Sawara features 114 one, two, three and four-bedroom units of housing affordable to people with low incomes. Its sustainable design includes photovoltaic panels to provide solar power to the building and energy saving appliances and ventilation systems. Residents will have access to a secure large central courtyard and playground, adjacent pocket park, underground parking and bike storage. Some of the apartments at Sawara are specifically designed for residents with hearing or visual impairment and others are “Breathe Easy” units designed for people with asthma and other respiratory health concerns. Sawara is part of Seattle City Light’s Exemplary Buildings Program as a model of energy-efficient, healthy and durable housing.
With the completion of Sawara, SHA has nearly finished construction of its new low-income residential housing at Yesler. The final building SHA has planned is Juniper, which is currently under construction. Yesler redevelopment replaces the 561 Yesler Terrace public housing units previously on the site with new apartments for extremely low-income residents and adds more than 1,100 additional affordable homes along with up to 2,000 market-rate rental apartments developed by private development partners.
Yesler Terrace was the city’s first public housing, built in 1940 by the then newly established Seattle Housing Authority. The redevelopment of Yesler Terrace began in 2013 after SHA, with the help of a Citizens Review Committee comprised of Yesler residents, surrounding neighbors, city officials, nonprofit service partners and citizens at large, shaped a plan for replacing Yesler Terrace’s aging housing and deteriorated infrastructure with a new community for Yesler residents and people across a spectrum of income levels.

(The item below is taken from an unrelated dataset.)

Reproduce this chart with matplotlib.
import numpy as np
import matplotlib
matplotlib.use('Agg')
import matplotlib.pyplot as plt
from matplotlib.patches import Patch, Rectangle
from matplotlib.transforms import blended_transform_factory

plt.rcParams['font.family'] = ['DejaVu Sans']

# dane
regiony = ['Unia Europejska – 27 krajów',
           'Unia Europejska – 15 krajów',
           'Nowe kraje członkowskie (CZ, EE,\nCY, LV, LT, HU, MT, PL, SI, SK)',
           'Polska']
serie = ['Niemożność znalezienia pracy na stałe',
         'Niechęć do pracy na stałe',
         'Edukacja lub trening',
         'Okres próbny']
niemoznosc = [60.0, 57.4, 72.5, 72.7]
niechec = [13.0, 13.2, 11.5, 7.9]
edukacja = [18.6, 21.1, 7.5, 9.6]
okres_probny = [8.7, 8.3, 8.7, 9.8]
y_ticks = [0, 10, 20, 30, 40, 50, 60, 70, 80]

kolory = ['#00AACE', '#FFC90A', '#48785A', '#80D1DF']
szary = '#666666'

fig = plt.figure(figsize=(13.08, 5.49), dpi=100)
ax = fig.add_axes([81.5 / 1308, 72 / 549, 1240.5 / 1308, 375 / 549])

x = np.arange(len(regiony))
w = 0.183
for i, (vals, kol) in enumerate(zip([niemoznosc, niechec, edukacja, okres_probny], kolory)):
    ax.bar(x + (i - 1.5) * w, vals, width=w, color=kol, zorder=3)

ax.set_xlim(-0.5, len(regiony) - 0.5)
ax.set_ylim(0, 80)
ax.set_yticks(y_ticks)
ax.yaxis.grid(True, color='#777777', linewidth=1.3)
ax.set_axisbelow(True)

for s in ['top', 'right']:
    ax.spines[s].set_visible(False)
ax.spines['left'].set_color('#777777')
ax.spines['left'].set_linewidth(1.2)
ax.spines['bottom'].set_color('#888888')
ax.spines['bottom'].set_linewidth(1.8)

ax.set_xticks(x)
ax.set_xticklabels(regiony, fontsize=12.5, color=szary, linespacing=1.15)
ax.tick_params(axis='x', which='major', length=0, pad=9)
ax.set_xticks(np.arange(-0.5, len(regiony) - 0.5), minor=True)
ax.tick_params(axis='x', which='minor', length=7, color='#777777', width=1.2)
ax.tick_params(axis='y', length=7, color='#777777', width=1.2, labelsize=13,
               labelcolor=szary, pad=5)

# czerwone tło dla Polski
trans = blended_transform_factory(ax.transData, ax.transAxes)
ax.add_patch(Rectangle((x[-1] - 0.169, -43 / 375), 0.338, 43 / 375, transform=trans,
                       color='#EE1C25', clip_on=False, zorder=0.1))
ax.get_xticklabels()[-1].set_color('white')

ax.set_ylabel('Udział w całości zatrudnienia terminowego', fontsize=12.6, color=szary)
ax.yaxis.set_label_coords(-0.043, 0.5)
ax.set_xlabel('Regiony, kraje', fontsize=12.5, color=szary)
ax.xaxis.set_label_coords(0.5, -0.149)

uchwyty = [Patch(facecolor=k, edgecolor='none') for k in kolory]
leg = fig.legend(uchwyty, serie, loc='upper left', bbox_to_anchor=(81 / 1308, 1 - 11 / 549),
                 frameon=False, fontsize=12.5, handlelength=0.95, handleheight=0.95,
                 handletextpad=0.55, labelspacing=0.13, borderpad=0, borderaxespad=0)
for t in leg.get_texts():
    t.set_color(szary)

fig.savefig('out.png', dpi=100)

Amenities in the transformed Yesler neighborhood include a large central park with views of Mt. Rainier and Puget Sound, a fully accessible pedestrian pathway connecting Yesler with adjacent neighborhoods, the Yesler Hillclimb joining Yesler with Little Saigon and the Chinatown-International District, a green-street loop with exercise stations, public art, pocket parks, community gardening plots and a streetcar line. SHA is continuing to work with community partners to expand its wide range of services for low-income residents to provide them with increased educational, health, employment and other opportunities. The partners recently announced a new Yesler Legacy Fund to support these services.
SHA’s first new residential building at Yesler, Kebero Court, opened in 2015, followed by Raven Terrace in 2016, Hoa Mai Gardens in 2017, Red Cedar in 2019, Hinoki in 2022 and Sawara in 2024.
Yesler redevelopment is supported in part by the U.S. Department of Housing and Urban Development, City of Seattle and select property sales to private developers. Construction of Sawara was made possible by funding from Wells Fargo Bank and the Washington State Housing Finance Commission. The contractor is Marpac Construction. The architect is Ankrom Moisan.